Use functional groups, as well as species, to predict the types of communities that will develop in the future.
Predictions based on functional groups (collections of taxa grouped according to shared traits, life history characteristics or ways they interact with the environment) should be used to complement predictions about individual species and vegetation types. Based on traits rather than the identity of individual taxa, functional groups enable findings to be generalised and compared across ecosystems and biomes. Depending on the type of functional classification used, they enable implications of environmental change for ecosystem structure and function to be more apparent.
Use of analogue systems to help envisage the sorts of ecosystems that might develop in the future.
Although novel ecosystems are by definition ‘new’, it may be possible to use ecosystems with similar attributes (or those that have experienced similar conditions at some point in time) to help inform predictions. Flow regulation and diversion of water from rivers may result in similar effects as the reduction in precipitation associated with climate change. In this sense, information about ecological changes in regulated rivers could be used to inform predictions about climate change effects in unregulated rivers. As well as modified systems, ecosystems in different biogeographic regions may serve as suitable comparisons. For example, many lowland rivers in Australia’s temperate south-east may become more like dryland rivers in arid and semi-arid Australia.
Of course, where an environmental change has occurred previously, it makes sense to learn directly from that experience.
Incorporate information about taxon migration rates, dispersal patterns and genetic adaptation.
Modelling approaches need to include information about migration, dispersal pathways (including the role of humans as dispersal vectors), proximity of source populations and the ability of a species or population to adapt to altered conditions. It is likely that species with higher phenotypic or genotypic plasticity will tolerate changes in climate better than species with low genetic diversity or plasticity.
The scenarios we generated as we applied our approach to these four contrasting ecosystems began turning up a few common factors. Our scenarios suggest that climatic changes will reduce the diversity of native species, facilitate non-native invasion (especially warm-season grasses), increase fragmentation and result in simplified and less distinctive riparian ecosystems.
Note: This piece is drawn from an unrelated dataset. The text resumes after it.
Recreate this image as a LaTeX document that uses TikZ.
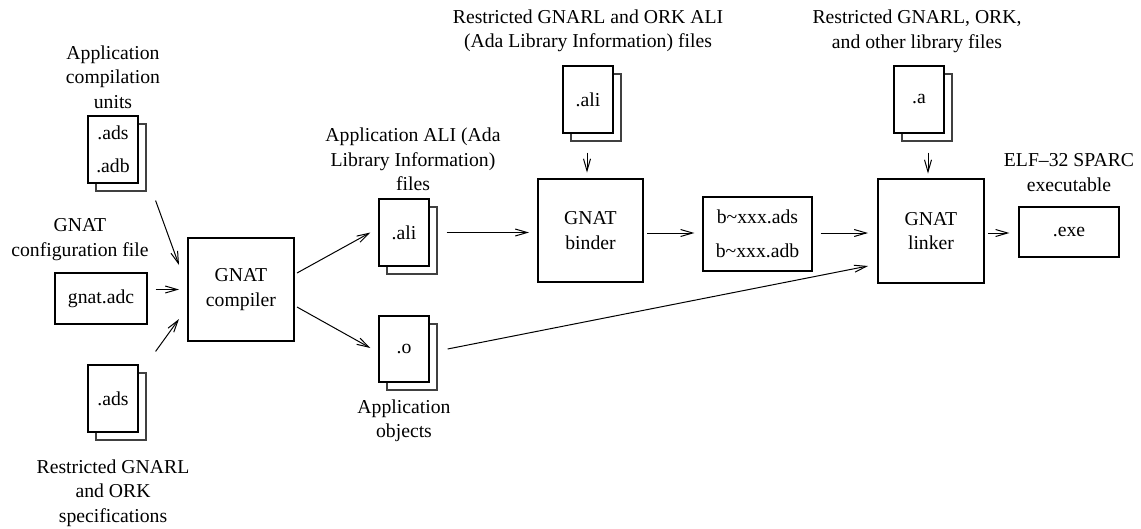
\documentclass[tikz,border=0pt]{standalone}
\usepackage{fontspec}
\setmainfont{Liberation Serif}
\newfontfamily\diagfont{Liberation Serif}
\usetikzlibrary{arrows.meta,shadows,calc}
\begin{document}
\begin{tikzpicture}[x=1pt,y=-1pt,
  every node/.style={font=\diagfont\fontsize{19.7}{24.5}\selectfont, inner sep=0pt},
  doc/.style={draw, line width=1.2pt, fill=white, minimum width=50pt, minimum height=67pt, align=center,
    copy shadow={shadow xshift=8pt, shadow yshift=-8pt, draw=black!75, fill=white, line width=1.2pt}},
  proc/.style={draw, line width=2pt, minimum width=106pt, minimum height=103pt, align=center},
  filebox/.style={draw, line width=1.2pt, align=center},
  lbl/.style={align=center},
  arr/.style={line width=1pt, -{Straight Barb[length=12pt,width=7pt,line width=1pt]}}
]
\useasboundingbox (0,0) rectangle (1141,528);

% left column
\node[lbl] (lunits) at (113,77) {Application\\compilation\\units};
\node[doc] (docA) at (113,149.5) {.ads\\[8pt].adb};
\node[lbl] (lcfg) at (80,239.5) {GNAT\\configuration file};
\node[filebox, minimum width=92pt, minimum height=51pt] (adc) at (101,298.5) {gnat.adc};
\node[doc] (docB) at (113,398.5) {.ads};
\node[lbl] (lspec) at (113,493) {Restricted GNARL\\and ORK\\specifications};

% compiler
\node[proc] (comp) at (241,289.5) {GNAT\\compiler};

% ali / o
\node[lbl] (lali) at (413,159.5) {Application ALI (Ada\\Library Information)\\files};
\node[doc] (ali) at (404,232.5) {.ali};
\node[doc, minimum height=66pt] (obj) at (404,349) {.o};
\node[lbl] (lobj) at (404,421) {Application\\objects};

% binder
\node[lbl] (lali2) at (588,31) {Restricted GNARL and ORK ALI\\(Ada Library Information) files};
\node[doc] (ali2) at (588,99.5) {.ali};
\node[proc, minimum width=105pt] (binder) at (590.5,230.5) {GNAT\\binder};
\node[filebox, minimum width=109pt, minimum height=74pt] (bx) at (757.5,234) {b\textasciitilde xxx.ads\\[9pt]b\textasciitilde xxx.adb};

% linker
\node[lbl] (la) at (917,31.5) {Restricted GNARL, ORK,\\and other library files};
\node[doc] (adoc) at (919,99.5) {.a};
\node[proc, minimum height=104pt] (linker) at (931,231) {GNAT\\linker};
\node[lbl] (lexe) at (1069,172.5) {ELF\textendash32 SPARC\\executable};
\node[filebox, minimum width=100pt, minimum height=50pt] (exe) at (1069,232) {.exe};

% connectors
\draw[arr] ($(docA.south east)+(17,17)$) -- ($(comp.west)+(-8,-24.5)$);
\draw[arr] ($(adc.east |- comp.west)+(8,0)$) -- ($(comp.west)+(-8,0)$);
\draw[arr] ($(docB.north east)+(17,-13)$) -- ($(comp.west)+(-8,29.5)$);
\draw[arr] ($(comp.east)+(2,-16.5)$) -- ($(ali.west)+(-8,0)$);
\draw[arr] ($(comp.east)+(2,17.5)$) -- ($(obj.west)+(-8,-1)$);
\draw[arr] ($(ali.east)+(17,0)$) -- ($(ali.east -| binder.west)+(-8,0)$);
\draw[arr] ($(ali2.south)+(-1,19)$) -- ($(ali2.south -| binder.north)+(-3.5,39)$);
\draw[arr] ($(binder.east)+(3,2.5)$) -- ($(binder.east -| bx.west)+(-8,2.5)$);
\draw[arr] ($(bx.east)+(8,-1)$) -- ($(bx.east -| linker.west)+(-9,-1)$);
\draw[arr] ($(obj.east)+(18,0)$) -- ($(linker.west)+(-9,35)$);
\draw[arr] ($(adoc.south)+(9,19)$) -- ($(adoc.south)+(9,40)$);
\draw[arr] ($(linker.east)+(3,2)$) -- ($(exe.west)+(-9,1)$);
\end{tikzpicture}
\end{document}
“Climatic changes will reduce the diversity of indigenous species, facilitate non-indigenous invasion, increase fragmentation and result in simplified”and less distinctive riparian ecosystems.”
Using our approach to better understand what the future might hold for different ecosystems also allowed us to test the assumptions we made and, in large measure, confirmed our choices. Compared to models based on correlations between biota and environmental conditions, the process models we used were built on a mechanistic understanding. Process-based models (like Bayesian belief networks) are more likely to remain valid under novel climatic conditions. And predictions based on species’ functional traits will facilitate regional comparisons and can highlight effects of climate change on ecosystem structure and function. Ecosystems that have experienced similar modification to that expected under climate change (e.g., altered flow regimes of regulated rivers) can also be used to help inform and evaluate predictions.
Conservation in the past has focused on conserving particular suites of species in particular locations. Looking ahead, such a goal may be unrealistic as ecosystems and their species assemblages change. Instead, it may be more pragmatic to focus on maximizing genetic, species and functional diversity, maintaining the biogeochemical configuration of a system or increasing habitat complexity.
The ability to accurately predict the characteristics of future ecosystems is essential for setting realistic management objectives. It also represents an exciting area of research.